:: Exercise objective ::
Copy out the material below in full, but not its images.

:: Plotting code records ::
──────

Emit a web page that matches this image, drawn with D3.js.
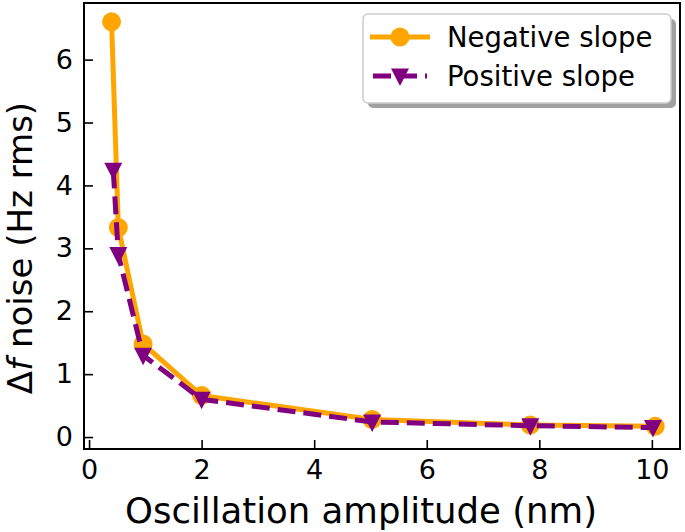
<!DOCTYPE html>
<html><head><meta charset="utf-8">
<script src="https://cdn.jsdelivr.net/npm/d3@7"></script>
<style>body{margin:0;background:#fff}svg{display:block;font-family:"DejaVu Sans",sans-serif}</style>
</head><body>
<script>
const negX = [0.40, 0.52, 0.96, 2.0, 5.03, 7.84, 10.06];
const negY = [6.60, 3.33, 1.48, 0.66, 0.28, 0.19, 0.17];
const posX = [0.43, 0.52, 0.96, 2.0, 5.03, 7.84, 10.02];
const posY = [4.24, 2.90, 1.30, 0.60, 0.24, 0.18, 0.15];
const xTicks = [0, 2, 4, 6, 8, 10];
const yTicks = [0, 1, 2, 3, 4, 5, 6];
const seriesNames = ["Negative slope", "Positive slope"];

const W = 685, H = 532;
const L = 84, R = 680, T = 3, B = 449;
const svg = d3.select("body").append("svg").attr("width", W).attr("height", H);
const x = d3.scaleLinear().domain([-0.09, 10.5]).range([L, R]);
const y = d3.scaleLinear().domain([-0.19, 6.9]).range([B, T]);

const xAxis = d3.axisBottom(x).tickValues(xTicks).tickSizeInner(-9).tickSizeOuter(0).tickPadding(11);
const yAxis = d3.axisLeft(y).tickValues(yTicks).tickSizeInner(-9).tickSizeOuter(0).tickPadding(11);
const gx = svg.append("g").attr("transform", `translate(0,${B})`).call(xAxis);
const gy = svg.append("g").attr("transform", `translate(${L},0)`).call(yAxis);
[gx, gy].forEach(g => {
  g.select(".domain").remove();
  g.selectAll(".tick line").attr("stroke", "#000").attr("stroke-width", 1.6);
  g.selectAll(".tick text").attr("font-size", 27).attr("fill", "#000").attr("font-family", "DejaVu Sans");
});
gx.selectAll(".tick text").attr("dy", "0.71em");
svg.append("rect").attr("x", L).attr("y", T).attr("width", R - L).attr("height", B - T)
  .attr("fill", "none").attr("stroke", "#000").attr("stroke-width", 2);

const line = d3.line().x(d => x(d[0])).y(d => y(d[1]));
const neg = negX.map((v, i) => [v, negY[i]]);
const pos = posX.map((v, i) => [v, posY[i]]);
const orange = "#FFA500", purple = "#800080";

svg.append("path").datum(neg).attr("d", line).attr("fill", "none").attr("stroke", orange).attr("stroke-width", 5);
svg.selectAll(".c").data(neg).enter().append("circle")
  .attr("cx", d => x(d[0])).attr("cy", d => y(d[1])).attr("r", 9.5).attr("fill", orange);
svg.append("path").datum(pos).attr("d", line).attr("fill", "none").attr("stroke", purple).attr("stroke-width", 5)
  .attr("stroke-dasharray", "18,8");
const tri = "M-9,-7.5L9,-7.5L0,10Z";
svg.selectAll(".t").data(pos).enter().append("path")
  .attr("d", tri).attr("transform", d => `translate(${x(d[0])},${y(d[1])})`).attr("fill", purple);

// legend
const lg = svg.append("g");
lg.append("rect").attr("x", 368).attr("y", 19).attr("width", 308).attr("height", 89).attr("rx", 5)
  .attr("fill", "#888").attr("opacity", 0.8);
lg.append("rect").attr("x", 363).attr("y", 14).attr("width", 308).attr("height", 89).attr("rx", 5)
  .attr("fill", "#fff").attr("stroke", "#ccc").attr("stroke-width", 1.5);
const ly = [37, 76];
lg.append("line").attr("x1", 370).attr("x2", 430).attr("y1", ly[0]).attr("y2", ly[0]).attr("stroke", orange).attr("stroke-width", 5);
lg.append("circle").attr("cx", 400).attr("cy", ly[0]).attr("r", 9.5).attr("fill", orange);
lg.append("line").attr("x1", 373).attr("x2", 427).attr("y1", ly[1]).attr("y2", ly[1]).attr("stroke", purple).attr("stroke-width", 5)
  .attr("stroke-dasharray", "18,8");
lg.append("path").attr("d", tri).attr("transform", `translate(400,${ly[1]})`).attr("fill", purple);
seriesNames.forEach((n, i) => {
  lg.append("text").attr("x", 447).attr("y", ly[i]).attr("dy", "0.36em").attr("font-size", 27.5).text(n);
});

svg.append("text").attr("x", 361).attr("y", 523).attr("text-anchor", "middle").attr("font-size", 35.5)
  .text("Oscillation amplitude (nm)");
const yl = svg.append("text").attr("transform", `translate(32,248) rotate(-90)`).attr("text-anchor", "middle").attr("font-size", 34);
yl.append("tspan").text("Δ");
yl.append("tspan").attr("font-style", "italic").text("f");
yl.append("tspan").text(" noise (Hz rms)");
</script>
</body></html>
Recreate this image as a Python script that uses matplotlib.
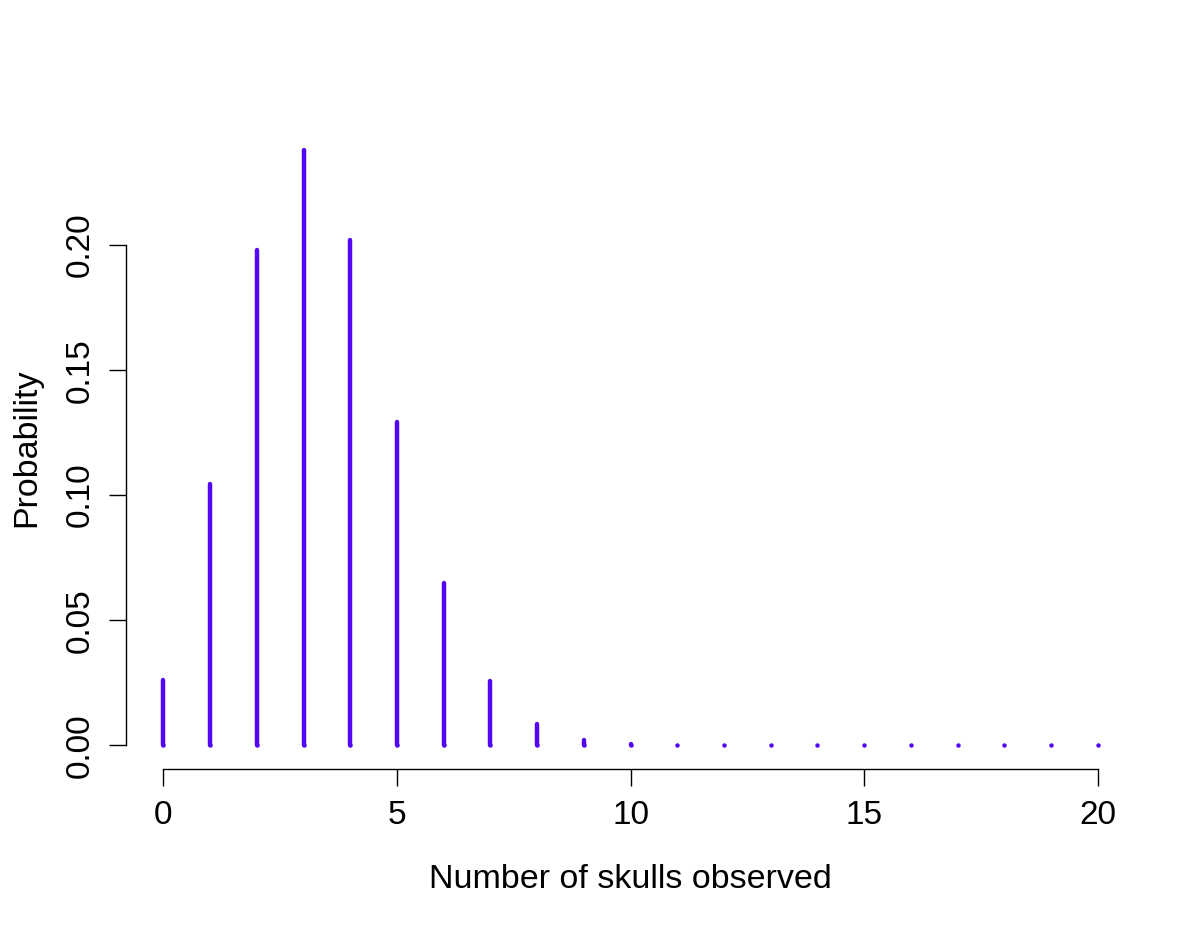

──────

:: Answer to the problem ::
Emit a web page that matches this image, drawn with D3.js.
<!DOCTYPE html>
<html><head><meta charset="utf-8">
<script src="https://cdn.jsdelivr.net/npm/d3@7"></script>
<style>body{margin:0;background:#fff}svg{display:block;font-family:"DejaVu Sans",sans-serif}</style>
</head><body>
<script>
const negX = [0.40, 0.52, 0.96, 2.0, 5.03, 7.84, 10.06];
const negY = [6.60, 3.33, 1.48, 0.66, 0.28, 0.19, 0.17];
const posX = [0.43, 0.52, 0.96, 2.0, 5.03, 7.84, 10.02];
const posY = [4.24, 2.90, 1.30, 0.60, 0.24, 0.18, 0.15];
const xTicks = [0, 2, 4, 6, 8, 10];
const yTicks = [0, 1, 2, 3, 4, 5, 6];
const seriesNames = ["Negative slope", "Positive slope"];

const W = 685, H = 532;
const L = 84, R = 680, T = 3, B = 449;
const svg = d3.select("body").append("svg").attr("width", W).attr("height", H);
const x = d3.scaleLinear().domain([-0.09, 10.5]).range([L, R]);
const y = d3.scaleLinear().domain([-0.19, 6.9]).range([B, T]);

const xAxis = d3.axisBottom(x).tickValues(xTicks).tickSizeInner(-9).tickSizeOuter(0).tickPadding(11);
const yAxis = d3.axisLeft(y).tickValues(yTicks).tickSizeInner(-9).tickSizeOuter(0).tickPadding(11);
const gx = svg.append("g").attr("transform", `translate(0,${B})`).call(xAxis);
const gy = svg.append("g").attr("transform", `translate(${L},0)`).call(yAxis);
[gx, gy].forEach(g => {
  g.select(".domain").remove();
  g.selectAll(".tick line").attr("stroke", "#000").attr("stroke-width", 1.6);
  g.selectAll(".tick text").attr("font-size", 27).attr("fill", "#000").attr("font-family", "DejaVu Sans");
});
gx.selectAll(".tick text").attr("dy", "0.71em");
svg.append("rect").attr("x", L).attr("y", T).attr("width", R - L).attr("height", B - T)
  .attr("fill", "none").attr("stroke", "#000").attr("stroke-width", 2);

const line = d3.line().x(d => x(d[0])).y(d => y(d[1]));
const neg = negX.map((v, i) => [v, negY[i]]);
const pos = posX.map((v, i) => [v, posY[i]]);
const orange = "#FFA500", purple = "#800080";

svg.append("path").datum(neg).attr("d", line).attr("fill", "none").attr("stroke", orange).attr("stroke-width", 5);
svg.selectAll(".c").data(neg).enter().append("circle")
  .attr("cx", d => x(d[0])).attr("cy", d => y(d[1])).attr("r", 9.5).attr("fill", orange);
svg.append("path").datum(pos).attr("d", line).attr("fill", "none").attr("stroke", purple).attr("stroke-width", 5)
  .attr("stroke-dasharray", "18,8");
const tri = "M-9,-7.5L9,-7.5L0,10Z";
svg.selectAll(".t").data(pos).enter().append("path")
  .attr("d", tri).attr("transform", d => `translate(${x(d[0])},${y(d[1])})`).attr("fill", purple);

// legend
const lg = svg.append("g");
lg.append("rect").attr("x", 368).attr("y", 19).attr("width", 308).attr("height", 89).attr("rx", 5)
  .attr("fill", "#888").attr("opacity", 0.8);
lg.append("rect").attr("x", 363).attr("y", 14).attr("width", 308).attr("height", 89).attr("rx", 5)
  .attr("fill", "#fff").attr("stroke", "#ccc").attr("stroke-width", 1.5);
const ly = [37, 76];
lg.append("line").attr("x1", 370).attr("x2", 430).attr("y1", ly[0]).attr("y2", ly[0]).attr("stroke", orange).attr("stroke-width", 5);
lg.append("circle").attr("cx", 400).attr("cy", ly[0]).attr("r", 9.5).attr("fill", orange);
lg.append("line").attr("x1", 373).attr("x2", 427).attr("y1", ly[1]).attr("y2", ly[1]).attr("stroke", purple).attr("stroke-width", 5)
  .attr("stroke-dasharray", "18,8");
lg.append("path").attr("d", tri).attr("transform", `translate(400,${ly[1]})`).attr("fill", purple);
seriesNames.forEach((n, i) => {
  lg.append("text").attr("x", 447).attr("y", ly[i]).attr("dy", "0.36em").attr("font-size", 27.5).text(n);
});

svg.append("text").attr("x", 361).attr("y", 523).attr("text-anchor", "middle").attr("font-size", 35.5)
  .text("Oscillation amplitude (nm)");
const yl = svg.append("text").attr("transform", `translate(32,248) rotate(-90)`).attr("text-anchor", "middle").attr("font-size", 34);
yl.append("tspan").text("Δ");
yl.append("tspan").attr("font-style", "italic").text("f");
yl.append("tspan").text(" noise (Hz rms)");
</script>
</body></html>
Recreate this image as a Python script that uses matplotlib.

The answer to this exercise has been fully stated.